An std::set is a sorted associative container that offers fast lookup of it's elements. Keys are inserted in a sorted fashion and keys can't be modified once inserted to preserve that order.
Consider the following demonstration that constructs an std::set of int* and then tries to break it's elements' sorting :
#include <iostream>
#include <set>
int values[] = { 50, 40, 30, 20, 10 };
// Comparator that sorts by pointed value
struct comparator {
bool operator()(const int* left, const int* right) const {
return *left < *right;
}
};
using my_set_t = std::set<int*, comparator>;
// Checks if each of the elements of `values` are in the set
void output(const my_set_t & foo)
{
for (auto & x : values) {
std::cout << x << ' ' << foo.count(&x) << '\n';
}
std::cout << std::endl;
}
int main()
{
// Insert the address of each element of `values` into the set
my_set_t foo;
for (auto & x : values) {
foo.emplace(&x);
}
output(foo);
// Changing `values[1]` to zero should break the sorting of the set
values[1] = 0;
output(foo);
}
The output I got was :
50 1
40 1
30 1
20 1
10 1
50 1
0 0
30 0
20 0
10 0
The expression values[1] = 0; effectively alters one of the set's keys indirectly. This breaks the ordering and consequently seems to also break count. I assume this would also break most of the set's other functionalities.

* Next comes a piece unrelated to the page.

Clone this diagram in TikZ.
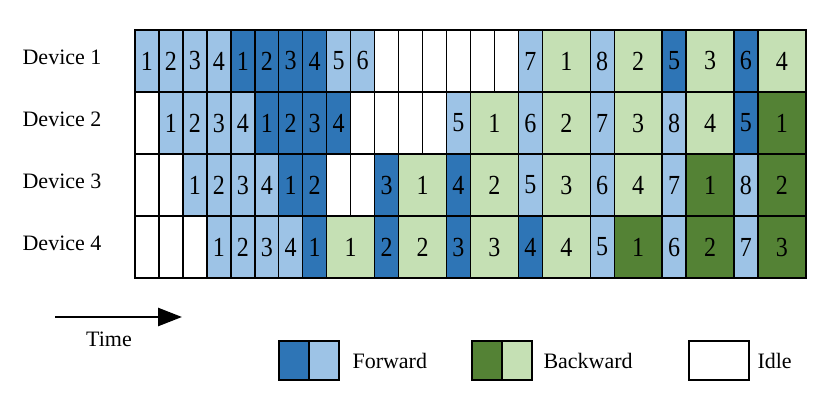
\documentclass[tikz,border=0pt]{standalone}
\usepackage{fontspec}
\setmainfont{Liberation Serif}
\usepackage{graphicx}
\usetikzlibrary{arrows.meta,positioning}
\definecolor{fwdlight}{HTML}{9DC3E6}
\definecolor{fwddark}{HTML}{2E75B6}
\definecolor{bwdlight}{HTML}{C5E0B4}
\definecolor{bwddark}{HTML}{548235}
\newcommand{\dig}[1]{\scalebox{1}[1.15]{#1}}
\begin{document}
\begin{tikzpicture}[x=1pt, y=-1pt,
  cell/.style={draw=black, line width=1.4pt, inner sep=0pt, outer sep=0pt, minimum height=62pt, anchor=north west, font=\fontsize{24}{24}\selectfont},
  legbox/.style={draw=black, line width=1.6pt, inner sep=0pt, outer sep=0pt, minimum height=39pt, minimum width=30pt, anchor=north west},
  lbl/.style={font=\fontsize{22}{26}\selectfont}]
\useasboundingbox (0,0) rectangle (830,395);
\def\unitw{23.96}
%
% Device 1
\node[lbl] (dev1) at (62,57.5) {Device 1};
\foreach \s/\w/\c/\lab in {0/1/fwdlight/1, 1/1/fwdlight/2, 2/1/fwdlight/3, 3/1/fwdlight/4, 4/1/fwddark/1, 5/1/fwddark/2, 6/1/fwddark/3, 7/1/fwddark/4, 8/1/fwdlight/5, 9/1/fwdlight/6, 10/1/white/{}, 11/1/white/{}, 12/1/white/{}, 13/1/white/{}, 14/1/white/{}, 15/1/white/{}, 16/1/fwdlight/7, 17/2/bwdlight/1, 19/1/fwdlight/8, 20/2/bwdlight/2, 22/1/fwddark/5, 23/2/bwdlight/3, 25/1/fwddark/6, 26/2/bwdlight/4}
  \node[cell, fill=\c, minimum width={\w*\unitw pt}] (r1-\s) at (135+\s*\unitw, 30) {\dig{\lab}};
% Device 2
\node[lbl] (dev2) at (62,119.5) {Device 2};
\foreach \s/\w/\c/\lab in {0/1/white/{}, 1/1/fwdlight/1, 2/1/fwdlight/2, 3/1/fwdlight/3, 4/1/fwdlight/4, 5/1/fwddark/1, 6/1/fwddark/2, 7/1/fwddark/3, 8/1/fwddark/4, 9/1/white/{}, 10/1/white/{}, 11/1/white/{}, 12/1/white/{}, 13/1/fwdlight/5, 14/2/bwdlight/1, 16/1/fwdlight/6, 17/2/bwdlight/2, 19/1/fwdlight/7, 20/2/bwdlight/3, 22/1/fwdlight/8, 23/2/bwdlight/4, 25/1/fwddark/5, 26/2/bwddark/1}
  \node[cell, fill=\c, minimum width={\w*\unitw pt}] (r2-\s) at (135+\s*\unitw, 92) {\dig{\lab}};
% Device 3
\node[lbl] (dev3) at (62,181.5) {Device 3};
\foreach \s/\w/\c/\lab in {0/1/white/{}, 1/1/white/{}, 2/1/fwdlight/1, 3/1/fwdlight/2, 4/1/fwdlight/3, 5/1/fwdlight/4, 6/1/fwddark/1, 7/1/fwddark/2, 8/1/white/{}, 9/1/white/{}, 10/1/fwddark/3, 11/2/bwdlight/1, 13/1/fwddark/4, 14/2/bwdlight/2, 16/1/fwdlight/5, 17/2/bwdlight/3, 19/1/fwdlight/6, 20/2/bwdlight/4, 22/1/fwdlight/7, 23/2/bwddark/1, 25/1/fwdlight/8, 26/2/bwddark/2}
  \node[cell, fill=\c, minimum width={\w*\unitw pt}] (r3-\s) at (135+\s*\unitw, 154) {\dig{\lab}};
% Device 4
\node[lbl] (dev4) at (62,243.5) {Device 4};
\foreach \s/\w/\c/\lab in {0/1/white/{}, 1/1/white/{}, 2/1/white/{}, 3/1/fwdlight/1, 4/1/fwdlight/2, 5/1/fwdlight/3, 6/1/fwdlight/4, 7/1/fwddark/1, 8/2/bwdlight/1, 10/1/fwddark/2, 11/2/bwdlight/2, 13/1/fwddark/3, 14/2/bwdlight/3, 16/1/fwddark/4, 17/2/bwdlight/4, 19/1/fwdlight/5, 20/2/bwddark/1, 22/1/fwdlight/6, 23/2/bwddark/2, 25/1/fwdlight/7, 26/2/bwddark/3}
  \node[cell, fill=\c, minimum width={\w*\unitw pt}] (r4-\s) at (135+\s*\unitw, 216) {\dig{\lab}};
%
% Time arrow
\coordinate (tstart) at (55,317);
\coordinate (tend) at (182,317);
\draw[line width=2.6pt, -{Triangle[length=24pt,width=18pt]}] (tstart) -- (tend);
\node[lbl] (time) at (109,339.5) {Time};
%
% Legend
\node[legbox, fill=fwddark] (fd) at (279,341) {};
\node[legbox, fill=fwdlight, anchor=west, right=0pt of fd] (fl) {};
\node[lbl, right=10pt of fl] (fwdtxt) {Forward};
\node[legbox, fill=bwddark] (bd) at (472,341) {};
\node[legbox, fill=bwdlight, anchor=west, right=0pt of bd] (bl) {};
\node[lbl, right=8pt of bl] (bwdtxt) {Backward};
\node[legbox, fill=white, minimum width=60pt] (idl) at (689,341) {};
\node[lbl, right=5pt of idl] (idltxt) {Idle};
\end{tikzpicture}
\end{document}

There is obviously something wrong with the code. As far as I can tell it follows all language rules and I doesn't seem to violate any requirement that I could find for the compare function or set. But the guaranties provided by set are nonetheless broken, meaning I must have missed something.
In C++17, there is [associative.reqmts]/3:
... For any two keys
k1andk2in the same container, callingcomp(k1, k2)shall always return the same value.
Thus, your code has UB because it violates this requirement.